>>>>
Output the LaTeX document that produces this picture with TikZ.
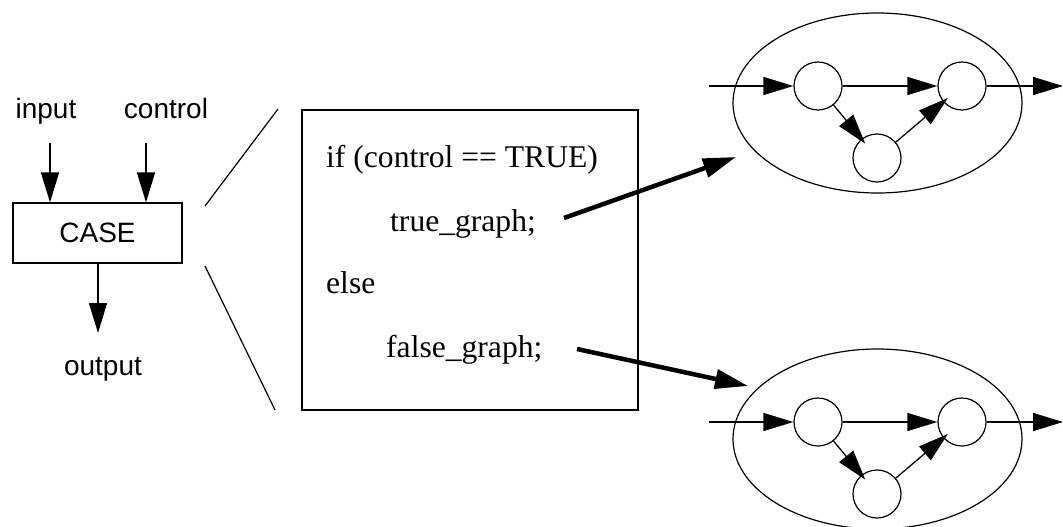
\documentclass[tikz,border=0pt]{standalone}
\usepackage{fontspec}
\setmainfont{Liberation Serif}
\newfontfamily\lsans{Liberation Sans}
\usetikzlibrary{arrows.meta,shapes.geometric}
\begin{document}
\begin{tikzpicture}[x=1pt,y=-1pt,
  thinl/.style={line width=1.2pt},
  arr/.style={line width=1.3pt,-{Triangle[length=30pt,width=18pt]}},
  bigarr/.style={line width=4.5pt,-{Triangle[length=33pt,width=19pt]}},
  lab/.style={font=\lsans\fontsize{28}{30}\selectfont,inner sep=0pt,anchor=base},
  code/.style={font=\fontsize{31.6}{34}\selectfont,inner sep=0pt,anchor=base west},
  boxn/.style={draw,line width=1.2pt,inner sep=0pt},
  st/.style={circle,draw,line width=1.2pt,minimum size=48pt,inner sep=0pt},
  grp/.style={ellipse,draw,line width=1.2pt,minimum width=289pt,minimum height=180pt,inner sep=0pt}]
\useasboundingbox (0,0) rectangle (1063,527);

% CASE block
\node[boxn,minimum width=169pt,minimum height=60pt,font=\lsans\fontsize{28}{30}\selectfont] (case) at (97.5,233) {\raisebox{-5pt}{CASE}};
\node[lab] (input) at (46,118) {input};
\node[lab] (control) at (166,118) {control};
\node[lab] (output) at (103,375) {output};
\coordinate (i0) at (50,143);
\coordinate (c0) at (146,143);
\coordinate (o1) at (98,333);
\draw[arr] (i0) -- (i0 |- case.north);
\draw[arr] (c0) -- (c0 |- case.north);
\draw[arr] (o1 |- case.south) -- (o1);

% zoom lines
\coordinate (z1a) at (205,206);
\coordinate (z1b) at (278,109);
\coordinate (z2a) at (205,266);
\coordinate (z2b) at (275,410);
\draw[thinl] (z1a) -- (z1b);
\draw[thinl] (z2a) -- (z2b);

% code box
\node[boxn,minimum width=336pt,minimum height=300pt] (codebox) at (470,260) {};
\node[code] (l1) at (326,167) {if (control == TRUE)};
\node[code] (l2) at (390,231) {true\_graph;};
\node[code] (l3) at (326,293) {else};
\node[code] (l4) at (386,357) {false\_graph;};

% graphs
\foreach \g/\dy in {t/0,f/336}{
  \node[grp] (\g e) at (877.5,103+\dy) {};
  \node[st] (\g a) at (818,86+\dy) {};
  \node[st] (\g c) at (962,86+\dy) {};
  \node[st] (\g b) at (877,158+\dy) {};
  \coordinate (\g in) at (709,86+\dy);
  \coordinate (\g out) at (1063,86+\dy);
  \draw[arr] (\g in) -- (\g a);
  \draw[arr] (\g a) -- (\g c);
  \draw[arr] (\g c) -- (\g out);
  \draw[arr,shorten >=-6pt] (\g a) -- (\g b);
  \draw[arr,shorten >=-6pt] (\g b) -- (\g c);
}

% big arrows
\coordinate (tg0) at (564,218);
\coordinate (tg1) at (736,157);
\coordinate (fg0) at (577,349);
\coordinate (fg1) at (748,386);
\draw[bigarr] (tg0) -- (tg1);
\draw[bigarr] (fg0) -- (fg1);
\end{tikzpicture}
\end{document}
<<<<
__Task__:
Reproduce the full material exactly, excluding the pictures.

__Full solution__:
Output the LaTeX document that produces this picture with TikZ.
\documentclass[tikz,border=0pt]{standalone}
\usepackage{fontspec}
\setmainfont{Liberation Serif}
\newfontfamily\lsans{Liberation Sans}
\usetikzlibrary{arrows.meta,shapes.geometric}
\begin{document}
\begin{tikzpicture}[x=1pt,y=-1pt,
  thinl/.style={line width=1.2pt},
  arr/.style={line width=1.3pt,-{Triangle[length=30pt,width=18pt]}},
  bigarr/.style={line width=4.5pt,-{Triangle[length=33pt,width=19pt]}},
  lab/.style={font=\lsans\fontsize{28}{30}\selectfont,inner sep=0pt,anchor=base},
  code/.style={font=\fontsize{31.6}{34}\selectfont,inner sep=0pt,anchor=base west},
  boxn/.style={draw,line width=1.2pt,inner sep=0pt},
  st/.style={circle,draw,line width=1.2pt,minimum size=48pt,inner sep=0pt},
  grp/.style={ellipse,draw,line width=1.2pt,minimum width=289pt,minimum height=180pt,inner sep=0pt}]
\useasboundingbox (0,0) rectangle (1063,527);

% CASE block
\node[boxn,minimum width=169pt,minimum height=60pt,font=\lsans\fontsize{28}{30}\selectfont] (case) at (97.5,233) {\raisebox{-5pt}{CASE}};
\node[lab] (input) at (46,118) {input};
\node[lab] (control) at (166,118) {control};
\node[lab] (output) at (103,375) {output};
\coordinate (i0) at (50,143);
\coordinate (c0) at (146,143);
\coordinate (o1) at (98,333);
\draw[arr] (i0) -- (i0 |- case.north);
\draw[arr] (c0) -- (c0 |- case.north);
\draw[arr] (o1 |- case.south) -- (o1);

% zoom lines
\coordinate (z1a) at (205,206);
\coordinate (z1b) at (278,109);
\coordinate (z2a) at (205,266);
\coordinate (z2b) at (275,410);
\draw[thinl] (z1a) -- (z1b);
\draw[thinl] (z2a) -- (z2b);

% code box
\node[boxn,minimum width=336pt,minimum height=300pt] (codebox) at (470,260) {};
\node[code] (l1) at (326,167) {if (control == TRUE)};
\node[code] (l2) at (390,231) {true\_graph;};
\node[code] (l3) at (326,293) {else};
\node[code] (l4) at (386,357) {false\_graph;};

% graphs
\foreach \g/\dy in {t/0,f/336}{
  \node[grp] (\g e) at (877.5,103+\dy) {};
  \node[st] (\g a) at (818,86+\dy) {};
  \node[st] (\g c) at (962,86+\dy) {};
  \node[st] (\g b) at (877,158+\dy) {};
  \coordinate (\g in) at (709,86+\dy);
  \coordinate (\g out) at (1063,86+\dy);
  \draw[arr] (\g in) -- (\g a);
  \draw[arr] (\g a) -- (\g c);
  \draw[arr] (\g c) -- (\g out);
  \draw[arr,shorten >=-6pt] (\g a) -- (\g b);
  \draw[arr,shorten >=-6pt] (\g b) -- (\g c);
}

% big arrows
\coordinate (tg0) at (564,218);
\coordinate (tg1) at (736,157);
\coordinate (fg0) at (577,349);
\coordinate (fg1) at (748,386);
\draw[bigarr] (tg0) -- (tg1);
\draw[bigarr] (fg0) -- (fg1);
\end{tikzpicture}
\end{document}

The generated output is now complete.